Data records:
• • • •

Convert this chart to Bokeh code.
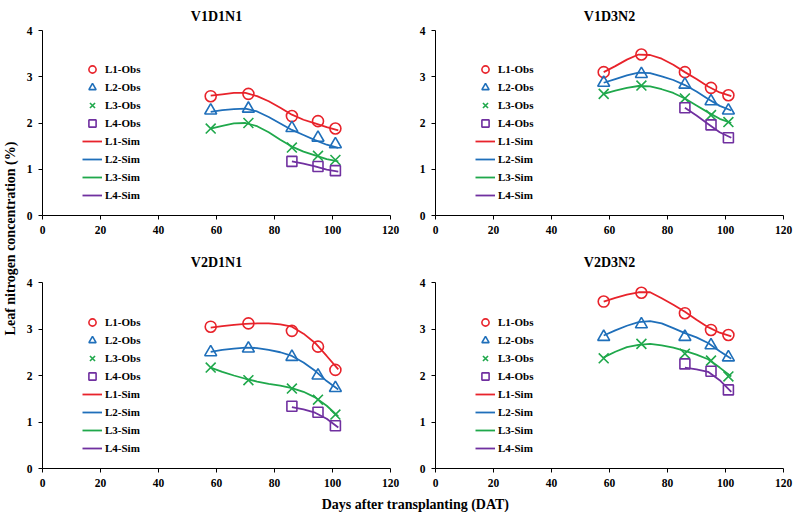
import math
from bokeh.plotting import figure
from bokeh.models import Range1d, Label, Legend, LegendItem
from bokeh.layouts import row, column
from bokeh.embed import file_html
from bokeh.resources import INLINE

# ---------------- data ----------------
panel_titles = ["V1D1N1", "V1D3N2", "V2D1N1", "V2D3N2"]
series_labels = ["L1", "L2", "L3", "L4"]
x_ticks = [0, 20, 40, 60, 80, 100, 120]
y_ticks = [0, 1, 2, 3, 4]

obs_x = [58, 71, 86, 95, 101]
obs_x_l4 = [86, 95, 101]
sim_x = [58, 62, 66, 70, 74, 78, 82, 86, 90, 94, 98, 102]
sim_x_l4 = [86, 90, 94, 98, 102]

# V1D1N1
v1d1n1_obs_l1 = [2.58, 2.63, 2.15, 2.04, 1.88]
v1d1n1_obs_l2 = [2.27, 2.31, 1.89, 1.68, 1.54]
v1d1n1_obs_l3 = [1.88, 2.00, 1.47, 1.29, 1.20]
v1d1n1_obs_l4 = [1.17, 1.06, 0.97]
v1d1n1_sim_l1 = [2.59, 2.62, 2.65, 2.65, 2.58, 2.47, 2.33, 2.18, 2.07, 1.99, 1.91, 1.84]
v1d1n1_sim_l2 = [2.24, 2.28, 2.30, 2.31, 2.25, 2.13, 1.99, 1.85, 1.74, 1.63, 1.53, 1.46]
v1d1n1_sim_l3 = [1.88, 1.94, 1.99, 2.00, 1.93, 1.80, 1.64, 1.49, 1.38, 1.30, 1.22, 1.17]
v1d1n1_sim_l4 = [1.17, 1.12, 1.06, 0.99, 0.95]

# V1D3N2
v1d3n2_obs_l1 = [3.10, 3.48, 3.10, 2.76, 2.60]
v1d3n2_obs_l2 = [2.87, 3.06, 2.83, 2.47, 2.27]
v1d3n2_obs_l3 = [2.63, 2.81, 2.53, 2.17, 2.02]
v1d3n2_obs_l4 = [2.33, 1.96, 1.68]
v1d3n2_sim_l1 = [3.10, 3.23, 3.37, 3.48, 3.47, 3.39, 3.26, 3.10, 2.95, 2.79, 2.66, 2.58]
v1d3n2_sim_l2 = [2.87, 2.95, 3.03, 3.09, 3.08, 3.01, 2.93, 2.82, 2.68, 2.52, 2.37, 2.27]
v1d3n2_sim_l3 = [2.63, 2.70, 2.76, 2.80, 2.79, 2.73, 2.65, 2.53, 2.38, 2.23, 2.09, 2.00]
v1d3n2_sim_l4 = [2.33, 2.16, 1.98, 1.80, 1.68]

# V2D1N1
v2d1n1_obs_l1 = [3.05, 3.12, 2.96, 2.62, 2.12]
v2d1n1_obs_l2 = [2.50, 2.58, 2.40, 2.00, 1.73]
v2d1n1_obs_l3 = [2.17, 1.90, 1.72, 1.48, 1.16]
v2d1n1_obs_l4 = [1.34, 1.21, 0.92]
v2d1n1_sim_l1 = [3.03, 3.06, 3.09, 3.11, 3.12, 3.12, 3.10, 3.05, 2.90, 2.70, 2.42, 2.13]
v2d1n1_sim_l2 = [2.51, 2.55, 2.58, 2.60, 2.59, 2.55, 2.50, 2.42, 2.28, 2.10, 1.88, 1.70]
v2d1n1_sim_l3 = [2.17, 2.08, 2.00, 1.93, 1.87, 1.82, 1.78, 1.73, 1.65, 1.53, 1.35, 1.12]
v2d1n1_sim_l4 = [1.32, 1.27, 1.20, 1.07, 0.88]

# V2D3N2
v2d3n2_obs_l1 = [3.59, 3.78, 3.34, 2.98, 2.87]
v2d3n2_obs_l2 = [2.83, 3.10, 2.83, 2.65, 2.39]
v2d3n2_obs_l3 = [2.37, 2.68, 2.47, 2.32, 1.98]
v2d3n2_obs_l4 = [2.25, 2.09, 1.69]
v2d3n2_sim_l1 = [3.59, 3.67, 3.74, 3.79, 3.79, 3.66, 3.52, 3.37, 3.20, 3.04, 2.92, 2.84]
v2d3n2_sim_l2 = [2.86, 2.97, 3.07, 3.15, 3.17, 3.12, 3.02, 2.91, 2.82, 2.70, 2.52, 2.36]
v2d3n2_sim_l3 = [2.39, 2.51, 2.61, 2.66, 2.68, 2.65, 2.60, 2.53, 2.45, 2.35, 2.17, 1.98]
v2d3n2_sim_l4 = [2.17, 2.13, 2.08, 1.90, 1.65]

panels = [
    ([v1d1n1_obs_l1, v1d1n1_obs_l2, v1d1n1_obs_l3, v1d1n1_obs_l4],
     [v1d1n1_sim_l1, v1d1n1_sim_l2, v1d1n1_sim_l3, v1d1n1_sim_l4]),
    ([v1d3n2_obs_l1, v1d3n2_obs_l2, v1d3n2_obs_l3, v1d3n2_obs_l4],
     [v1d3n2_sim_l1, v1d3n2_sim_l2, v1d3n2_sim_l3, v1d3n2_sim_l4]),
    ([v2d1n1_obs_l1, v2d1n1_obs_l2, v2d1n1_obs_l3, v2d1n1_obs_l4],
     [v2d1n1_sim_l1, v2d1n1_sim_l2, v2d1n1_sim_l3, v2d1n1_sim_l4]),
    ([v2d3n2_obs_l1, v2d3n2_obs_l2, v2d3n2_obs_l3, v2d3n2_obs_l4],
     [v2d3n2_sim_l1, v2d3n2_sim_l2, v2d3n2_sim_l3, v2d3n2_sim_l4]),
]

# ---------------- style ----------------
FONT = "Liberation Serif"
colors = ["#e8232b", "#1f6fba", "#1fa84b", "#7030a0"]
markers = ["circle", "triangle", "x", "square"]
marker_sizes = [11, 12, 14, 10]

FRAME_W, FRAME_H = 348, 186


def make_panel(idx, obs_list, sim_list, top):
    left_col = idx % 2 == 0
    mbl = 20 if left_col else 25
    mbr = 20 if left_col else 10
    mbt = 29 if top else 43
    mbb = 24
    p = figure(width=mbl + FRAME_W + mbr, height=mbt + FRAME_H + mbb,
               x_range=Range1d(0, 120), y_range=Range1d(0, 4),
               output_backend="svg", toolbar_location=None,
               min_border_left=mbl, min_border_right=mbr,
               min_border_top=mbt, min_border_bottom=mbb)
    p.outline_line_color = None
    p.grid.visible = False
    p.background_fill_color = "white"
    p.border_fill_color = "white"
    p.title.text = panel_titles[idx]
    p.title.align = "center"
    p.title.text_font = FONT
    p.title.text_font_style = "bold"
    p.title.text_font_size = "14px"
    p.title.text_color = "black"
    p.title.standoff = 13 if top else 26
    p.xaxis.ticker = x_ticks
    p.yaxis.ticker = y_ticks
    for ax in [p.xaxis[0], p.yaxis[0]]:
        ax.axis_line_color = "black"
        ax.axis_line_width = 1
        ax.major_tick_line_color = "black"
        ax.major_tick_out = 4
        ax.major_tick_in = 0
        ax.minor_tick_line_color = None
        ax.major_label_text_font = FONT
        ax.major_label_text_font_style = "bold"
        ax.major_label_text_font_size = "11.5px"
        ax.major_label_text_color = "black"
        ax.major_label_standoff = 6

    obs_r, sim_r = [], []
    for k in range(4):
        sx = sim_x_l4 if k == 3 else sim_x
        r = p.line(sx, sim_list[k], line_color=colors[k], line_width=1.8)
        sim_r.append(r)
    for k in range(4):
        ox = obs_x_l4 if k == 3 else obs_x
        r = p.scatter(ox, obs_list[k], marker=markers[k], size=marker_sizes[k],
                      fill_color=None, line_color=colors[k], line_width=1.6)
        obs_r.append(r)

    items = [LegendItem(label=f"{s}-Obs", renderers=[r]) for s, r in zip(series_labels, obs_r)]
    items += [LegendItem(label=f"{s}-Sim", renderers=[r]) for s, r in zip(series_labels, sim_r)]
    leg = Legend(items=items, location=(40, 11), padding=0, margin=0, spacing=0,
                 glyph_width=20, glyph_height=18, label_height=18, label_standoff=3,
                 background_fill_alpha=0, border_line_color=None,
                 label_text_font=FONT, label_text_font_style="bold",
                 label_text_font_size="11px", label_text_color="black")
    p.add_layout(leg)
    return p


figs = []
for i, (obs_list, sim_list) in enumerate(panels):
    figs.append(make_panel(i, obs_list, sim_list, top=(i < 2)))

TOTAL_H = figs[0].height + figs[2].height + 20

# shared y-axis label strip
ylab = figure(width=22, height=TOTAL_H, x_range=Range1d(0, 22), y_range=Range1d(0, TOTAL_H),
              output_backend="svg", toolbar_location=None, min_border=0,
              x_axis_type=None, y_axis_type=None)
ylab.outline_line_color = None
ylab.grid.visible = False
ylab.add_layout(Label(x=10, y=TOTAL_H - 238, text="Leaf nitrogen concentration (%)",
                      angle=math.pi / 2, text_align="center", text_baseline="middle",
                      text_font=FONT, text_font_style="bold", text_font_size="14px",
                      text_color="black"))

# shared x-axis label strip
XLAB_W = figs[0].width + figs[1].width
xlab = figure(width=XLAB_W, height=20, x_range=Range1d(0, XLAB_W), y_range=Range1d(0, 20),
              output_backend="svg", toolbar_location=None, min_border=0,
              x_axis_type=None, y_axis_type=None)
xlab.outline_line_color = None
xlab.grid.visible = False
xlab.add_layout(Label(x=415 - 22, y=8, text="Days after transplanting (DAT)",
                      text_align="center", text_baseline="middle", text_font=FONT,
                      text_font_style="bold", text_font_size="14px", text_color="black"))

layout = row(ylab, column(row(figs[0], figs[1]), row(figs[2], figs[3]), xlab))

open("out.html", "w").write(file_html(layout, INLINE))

• • • •

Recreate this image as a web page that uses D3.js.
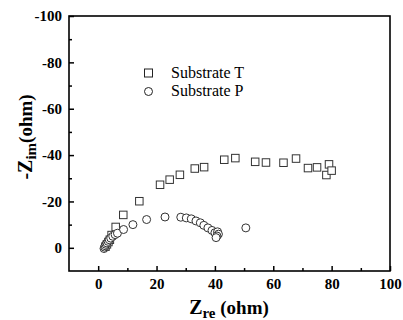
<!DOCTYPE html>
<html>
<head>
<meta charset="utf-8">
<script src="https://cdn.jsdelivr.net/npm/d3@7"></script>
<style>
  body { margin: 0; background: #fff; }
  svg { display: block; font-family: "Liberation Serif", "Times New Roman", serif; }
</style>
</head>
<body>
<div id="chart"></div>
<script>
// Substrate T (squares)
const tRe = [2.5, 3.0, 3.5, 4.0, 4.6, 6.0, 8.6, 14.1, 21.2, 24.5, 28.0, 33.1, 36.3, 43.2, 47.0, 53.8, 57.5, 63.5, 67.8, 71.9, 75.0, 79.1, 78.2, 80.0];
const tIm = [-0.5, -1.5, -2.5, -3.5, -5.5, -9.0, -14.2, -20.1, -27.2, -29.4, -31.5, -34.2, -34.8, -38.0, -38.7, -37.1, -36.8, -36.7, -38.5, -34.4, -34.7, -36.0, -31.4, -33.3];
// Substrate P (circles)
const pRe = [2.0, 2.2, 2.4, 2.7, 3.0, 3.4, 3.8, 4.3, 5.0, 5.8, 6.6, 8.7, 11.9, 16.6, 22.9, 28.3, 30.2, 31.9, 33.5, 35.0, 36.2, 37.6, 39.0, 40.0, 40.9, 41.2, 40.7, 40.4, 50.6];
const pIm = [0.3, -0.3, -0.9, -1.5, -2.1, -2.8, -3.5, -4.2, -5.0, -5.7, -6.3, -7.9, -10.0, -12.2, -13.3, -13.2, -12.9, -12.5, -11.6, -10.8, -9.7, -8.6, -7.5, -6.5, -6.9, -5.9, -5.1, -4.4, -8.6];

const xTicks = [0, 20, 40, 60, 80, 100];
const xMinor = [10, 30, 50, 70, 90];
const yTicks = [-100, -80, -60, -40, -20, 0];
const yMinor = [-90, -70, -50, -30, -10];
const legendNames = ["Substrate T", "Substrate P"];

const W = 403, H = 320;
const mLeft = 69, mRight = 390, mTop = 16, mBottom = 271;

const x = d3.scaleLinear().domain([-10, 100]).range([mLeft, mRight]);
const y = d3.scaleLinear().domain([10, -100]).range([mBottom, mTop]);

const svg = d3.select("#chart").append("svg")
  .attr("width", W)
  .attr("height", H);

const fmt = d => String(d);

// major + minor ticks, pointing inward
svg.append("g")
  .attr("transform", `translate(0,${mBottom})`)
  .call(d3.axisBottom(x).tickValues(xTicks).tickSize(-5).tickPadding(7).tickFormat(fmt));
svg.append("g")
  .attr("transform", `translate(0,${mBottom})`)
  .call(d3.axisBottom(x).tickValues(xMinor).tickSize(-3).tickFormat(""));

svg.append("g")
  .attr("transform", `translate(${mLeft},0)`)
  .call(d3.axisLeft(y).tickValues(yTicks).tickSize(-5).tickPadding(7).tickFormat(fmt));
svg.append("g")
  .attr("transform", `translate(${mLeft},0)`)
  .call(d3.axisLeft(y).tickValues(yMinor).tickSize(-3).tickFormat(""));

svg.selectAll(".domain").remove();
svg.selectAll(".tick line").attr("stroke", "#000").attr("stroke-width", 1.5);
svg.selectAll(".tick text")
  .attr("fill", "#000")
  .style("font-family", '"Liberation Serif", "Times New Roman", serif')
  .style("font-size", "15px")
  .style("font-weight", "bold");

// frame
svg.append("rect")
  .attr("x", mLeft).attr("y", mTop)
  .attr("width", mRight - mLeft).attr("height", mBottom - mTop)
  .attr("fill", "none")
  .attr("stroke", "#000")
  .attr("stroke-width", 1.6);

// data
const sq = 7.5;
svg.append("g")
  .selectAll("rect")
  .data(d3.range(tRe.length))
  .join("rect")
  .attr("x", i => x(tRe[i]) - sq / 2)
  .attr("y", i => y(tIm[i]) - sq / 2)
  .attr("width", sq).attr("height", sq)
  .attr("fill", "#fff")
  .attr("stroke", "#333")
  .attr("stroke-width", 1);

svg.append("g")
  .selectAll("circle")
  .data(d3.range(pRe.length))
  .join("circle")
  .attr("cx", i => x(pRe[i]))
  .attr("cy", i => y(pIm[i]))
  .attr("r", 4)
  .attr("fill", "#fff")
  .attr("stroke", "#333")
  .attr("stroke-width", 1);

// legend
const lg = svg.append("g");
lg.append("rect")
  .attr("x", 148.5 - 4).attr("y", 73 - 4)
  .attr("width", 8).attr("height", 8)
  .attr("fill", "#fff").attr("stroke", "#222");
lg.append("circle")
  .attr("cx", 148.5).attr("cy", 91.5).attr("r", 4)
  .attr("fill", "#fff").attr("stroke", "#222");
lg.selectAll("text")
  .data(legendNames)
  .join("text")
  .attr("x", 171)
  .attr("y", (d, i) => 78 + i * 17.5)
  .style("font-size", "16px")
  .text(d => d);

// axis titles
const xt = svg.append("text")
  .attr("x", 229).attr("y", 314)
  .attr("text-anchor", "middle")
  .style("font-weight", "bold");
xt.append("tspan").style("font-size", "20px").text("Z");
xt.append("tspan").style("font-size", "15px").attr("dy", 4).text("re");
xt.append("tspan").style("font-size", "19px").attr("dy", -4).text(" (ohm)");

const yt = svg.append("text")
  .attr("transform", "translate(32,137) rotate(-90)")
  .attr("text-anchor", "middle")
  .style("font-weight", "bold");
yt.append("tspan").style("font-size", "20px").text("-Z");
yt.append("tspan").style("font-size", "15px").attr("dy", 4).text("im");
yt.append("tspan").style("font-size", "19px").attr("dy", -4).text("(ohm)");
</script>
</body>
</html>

• • • •

Count the lines above in which the word "chart" appears, then state only that count.

3